▸ **Task instructions**:
Copy each line of the data below exactly, leaving out pictures.

[Rows from a dataset of charts and code]
##########
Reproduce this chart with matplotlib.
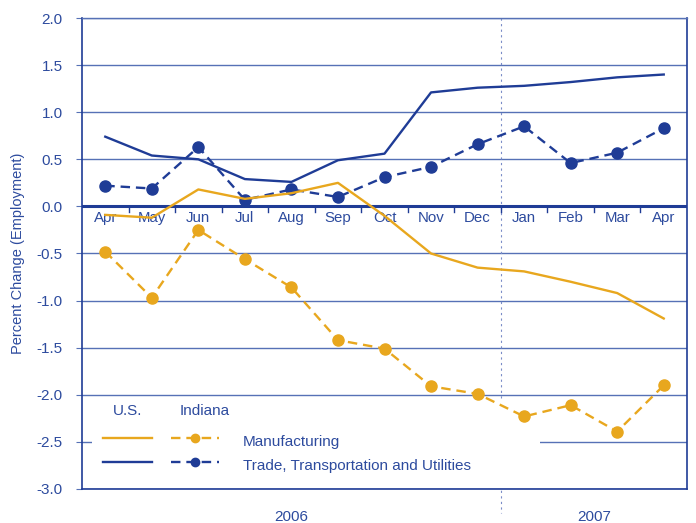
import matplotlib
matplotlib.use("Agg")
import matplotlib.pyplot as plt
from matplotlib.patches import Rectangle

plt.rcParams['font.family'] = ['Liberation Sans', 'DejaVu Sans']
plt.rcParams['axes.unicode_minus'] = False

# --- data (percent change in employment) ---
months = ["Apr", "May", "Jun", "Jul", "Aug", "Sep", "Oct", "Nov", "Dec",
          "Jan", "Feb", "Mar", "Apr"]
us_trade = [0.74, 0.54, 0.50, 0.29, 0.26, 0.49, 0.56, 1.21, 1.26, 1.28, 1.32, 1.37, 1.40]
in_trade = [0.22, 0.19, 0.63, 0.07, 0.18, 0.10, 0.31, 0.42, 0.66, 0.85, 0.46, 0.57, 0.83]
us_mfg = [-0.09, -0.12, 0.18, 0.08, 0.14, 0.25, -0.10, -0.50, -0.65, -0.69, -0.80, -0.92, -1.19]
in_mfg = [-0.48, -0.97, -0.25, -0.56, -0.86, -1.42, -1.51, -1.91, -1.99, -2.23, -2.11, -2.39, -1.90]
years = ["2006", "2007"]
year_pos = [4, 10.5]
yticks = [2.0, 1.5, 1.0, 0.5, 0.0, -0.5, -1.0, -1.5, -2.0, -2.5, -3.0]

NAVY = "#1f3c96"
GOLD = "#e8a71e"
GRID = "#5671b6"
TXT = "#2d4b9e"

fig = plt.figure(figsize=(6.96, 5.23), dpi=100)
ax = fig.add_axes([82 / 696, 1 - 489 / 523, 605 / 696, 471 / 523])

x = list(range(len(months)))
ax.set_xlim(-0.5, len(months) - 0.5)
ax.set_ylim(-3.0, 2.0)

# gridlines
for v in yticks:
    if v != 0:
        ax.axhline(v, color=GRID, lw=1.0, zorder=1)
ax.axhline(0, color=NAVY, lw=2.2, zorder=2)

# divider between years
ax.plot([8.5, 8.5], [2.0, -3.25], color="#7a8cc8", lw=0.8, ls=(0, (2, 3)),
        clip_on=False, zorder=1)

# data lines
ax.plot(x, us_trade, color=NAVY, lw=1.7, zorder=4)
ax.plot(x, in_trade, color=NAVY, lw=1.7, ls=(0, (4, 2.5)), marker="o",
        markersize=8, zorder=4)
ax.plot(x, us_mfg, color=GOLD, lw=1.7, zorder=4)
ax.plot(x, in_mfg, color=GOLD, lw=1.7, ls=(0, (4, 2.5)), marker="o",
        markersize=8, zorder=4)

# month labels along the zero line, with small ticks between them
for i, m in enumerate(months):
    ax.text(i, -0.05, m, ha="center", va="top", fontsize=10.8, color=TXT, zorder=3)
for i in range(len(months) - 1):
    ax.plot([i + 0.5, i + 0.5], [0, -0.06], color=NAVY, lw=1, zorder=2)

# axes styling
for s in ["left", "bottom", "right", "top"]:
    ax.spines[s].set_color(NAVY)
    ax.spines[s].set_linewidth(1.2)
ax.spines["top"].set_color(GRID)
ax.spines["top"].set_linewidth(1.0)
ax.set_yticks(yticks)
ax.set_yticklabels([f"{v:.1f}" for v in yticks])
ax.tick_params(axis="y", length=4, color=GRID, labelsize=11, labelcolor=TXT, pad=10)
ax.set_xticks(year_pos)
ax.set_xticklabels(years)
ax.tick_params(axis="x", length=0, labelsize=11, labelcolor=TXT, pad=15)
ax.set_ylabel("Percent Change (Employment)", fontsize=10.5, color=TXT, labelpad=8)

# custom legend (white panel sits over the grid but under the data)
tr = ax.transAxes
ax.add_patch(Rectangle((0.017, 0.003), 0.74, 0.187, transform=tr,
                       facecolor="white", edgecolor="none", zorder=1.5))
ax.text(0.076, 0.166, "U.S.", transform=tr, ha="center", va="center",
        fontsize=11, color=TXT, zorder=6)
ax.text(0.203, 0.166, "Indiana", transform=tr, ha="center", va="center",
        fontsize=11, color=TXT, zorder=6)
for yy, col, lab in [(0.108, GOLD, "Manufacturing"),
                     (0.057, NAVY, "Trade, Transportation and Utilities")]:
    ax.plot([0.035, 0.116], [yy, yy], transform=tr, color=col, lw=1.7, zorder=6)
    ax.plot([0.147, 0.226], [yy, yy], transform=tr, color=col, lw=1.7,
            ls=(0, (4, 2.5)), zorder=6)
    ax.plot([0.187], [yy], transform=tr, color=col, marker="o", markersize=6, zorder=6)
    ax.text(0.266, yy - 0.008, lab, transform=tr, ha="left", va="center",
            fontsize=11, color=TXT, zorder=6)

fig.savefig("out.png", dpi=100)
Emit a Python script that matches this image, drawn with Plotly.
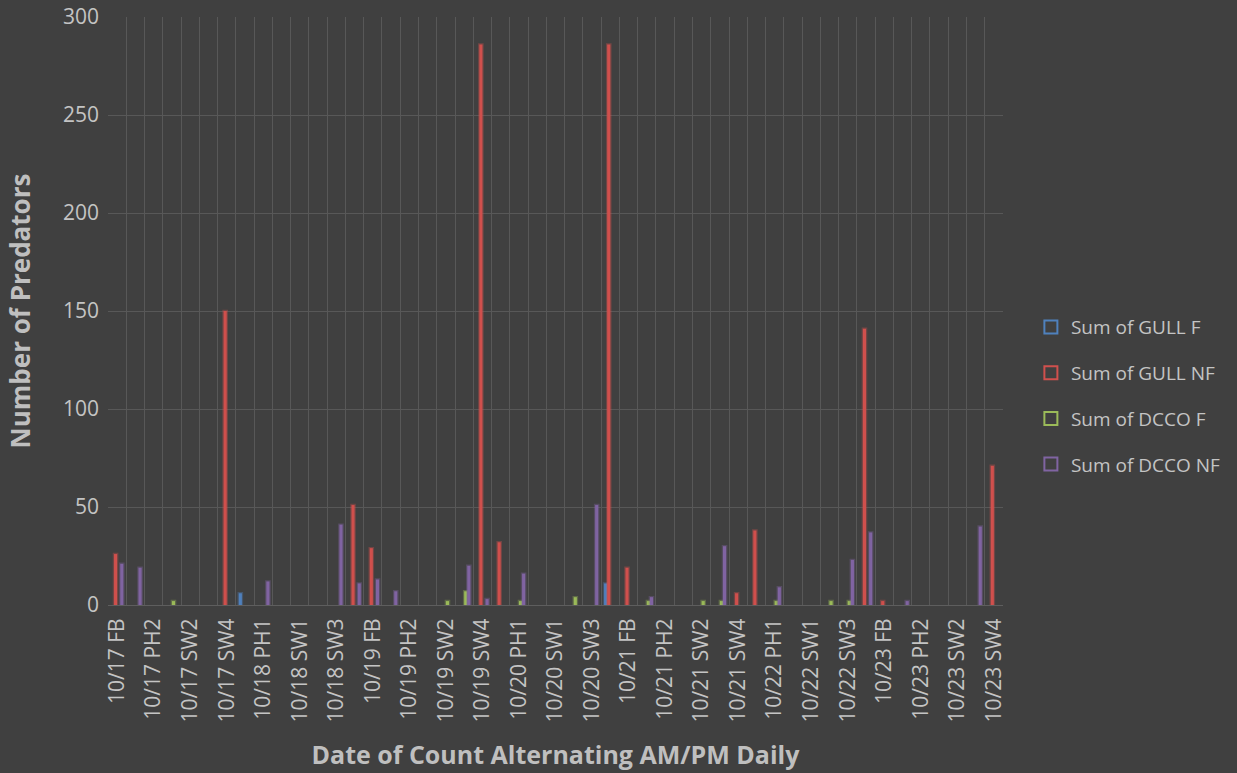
##########
▸ **Worked solution**:
Reproduce this chart with matplotlib.
import matplotlib
matplotlib.use("Agg")
import matplotlib.pyplot as plt
from matplotlib.patches import Rectangle

plt.rcParams['font.family'] = ['Liberation Sans', 'DejaVu Sans']
plt.rcParams['axes.unicode_minus'] = False

# --- data (percent change in employment) ---
months = ["Apr", "May", "Jun", "Jul", "Aug", "Sep", "Oct", "Nov", "Dec",
          "Jan", "Feb", "Mar", "Apr"]
us_trade = [0.74, 0.54, 0.50, 0.29, 0.26, 0.49, 0.56, 1.21, 1.26, 1.28, 1.32, 1.37, 1.40]
in_trade = [0.22, 0.19, 0.63, 0.07, 0.18, 0.10, 0.31, 0.42, 0.66, 0.85, 0.46, 0.57, 0.83]
us_mfg = [-0.09, -0.12, 0.18, 0.08, 0.14, 0.25, -0.10, -0.50, -0.65, -0.69, -0.80, -0.92, -1.19]
in_mfg = [-0.48, -0.97, -0.25, -0.56, -0.86, -1.42, -1.51, -1.91, -1.99, -2.23, -2.11, -2.39, -1.90]
years = ["2006", "2007"]
year_pos = [4, 10.5]
yticks = [2.0, 1.5, 1.0, 0.5, 0.0, -0.5, -1.0, -1.5, -2.0, -2.5, -3.0]

NAVY = "#1f3c96"
GOLD = "#e8a71e"
GRID = "#5671b6"
TXT = "#2d4b9e"

fig = plt.figure(figsize=(6.96, 5.23), dpi=100)
ax = fig.add_axes([82 / 696, 1 - 489 / 523, 605 / 696, 471 / 523])

x = list(range(len(months)))
ax.set_xlim(-0.5, len(months) - 0.5)
ax.set_ylim(-3.0, 2.0)

# gridlines
for v in yticks:
    if v != 0:
        ax.axhline(v, color=GRID, lw=1.0, zorder=1)
ax.axhline(0, color=NAVY, lw=2.2, zorder=2)

# divider between years
ax.plot([8.5, 8.5], [2.0, -3.25], color="#7a8cc8", lw=0.8, ls=(0, (2, 3)),
        clip_on=False, zorder=1)

# data lines
ax.plot(x, us_trade, color=NAVY, lw=1.7, zorder=4)
ax.plot(x, in_trade, color=NAVY, lw=1.7, ls=(0, (4, 2.5)), marker="o",
        markersize=8, zorder=4)
ax.plot(x, us_mfg, color=GOLD, lw=1.7, zorder=4)
ax.plot(x, in_mfg, color=GOLD, lw=1.7, ls=(0, (4, 2.5)), marker="o",
        markersize=8, zorder=4)

# month labels along the zero line, with small ticks between them
for i, m in enumerate(months):
    ax.text(i, -0.05, m, ha="center", va="top", fontsize=10.8, color=TXT, zorder=3)
for i in range(len(months) - 1):
    ax.plot([i + 0.5, i + 0.5], [0, -0.06], color=NAVY, lw=1, zorder=2)

# axes styling
for s in ["left", "bottom", "right", "top"]:
    ax.spines[s].set_color(NAVY)
    ax.spines[s].set_linewidth(1.2)
ax.spines["top"].set_color(GRID)
ax.spines["top"].set_linewidth(1.0)
ax.set_yticks(yticks)
ax.set_yticklabels([f"{v:.1f}" for v in yticks])
ax.tick_params(axis="y", length=4, color=GRID, labelsize=11, labelcolor=TXT, pad=10)
ax.set_xticks(year_pos)
ax.set_xticklabels(years)
ax.tick_params(axis="x", length=0, labelsize=11, labelcolor=TXT, pad=15)
ax.set_ylabel("Percent Change (Employment)", fontsize=10.5, color=TXT, labelpad=8)

# custom legend (white panel sits over the grid but under the data)
tr = ax.transAxes
ax.add_patch(Rectangle((0.017, 0.003), 0.74, 0.187, transform=tr,
                       facecolor="white", edgecolor="none", zorder=1.5))
ax.text(0.076, 0.166, "U.S.", transform=tr, ha="center", va="center",
        fontsize=11, color=TXT, zorder=6)
ax.text(0.203, 0.166, "Indiana", transform=tr, ha="center", va="center",
        fontsize=11, color=TXT, zorder=6)
for yy, col, lab in [(0.108, GOLD, "Manufacturing"),
                     (0.057, NAVY, "Trade, Transportation and Utilities")]:
    ax.plot([0.035, 0.116], [yy, yy], transform=tr, color=col, lw=1.7, zorder=6)
    ax.plot([0.147, 0.226], [yy, yy], transform=tr, color=col, lw=1.7,
            ls=(0, (4, 2.5)), zorder=6)
    ax.plot([0.187], [yy], transform=tr, color=col, marker="o", markersize=6, zorder=6)
    ax.text(0.266, yy - 0.008, lab, transform=tr, ha="left", va="center",
            fontsize=11, color=TXT, zorder=6)

fig.savefig("out.png", dpi=100)
Emit a Python script that matches this image, drawn with Plotly.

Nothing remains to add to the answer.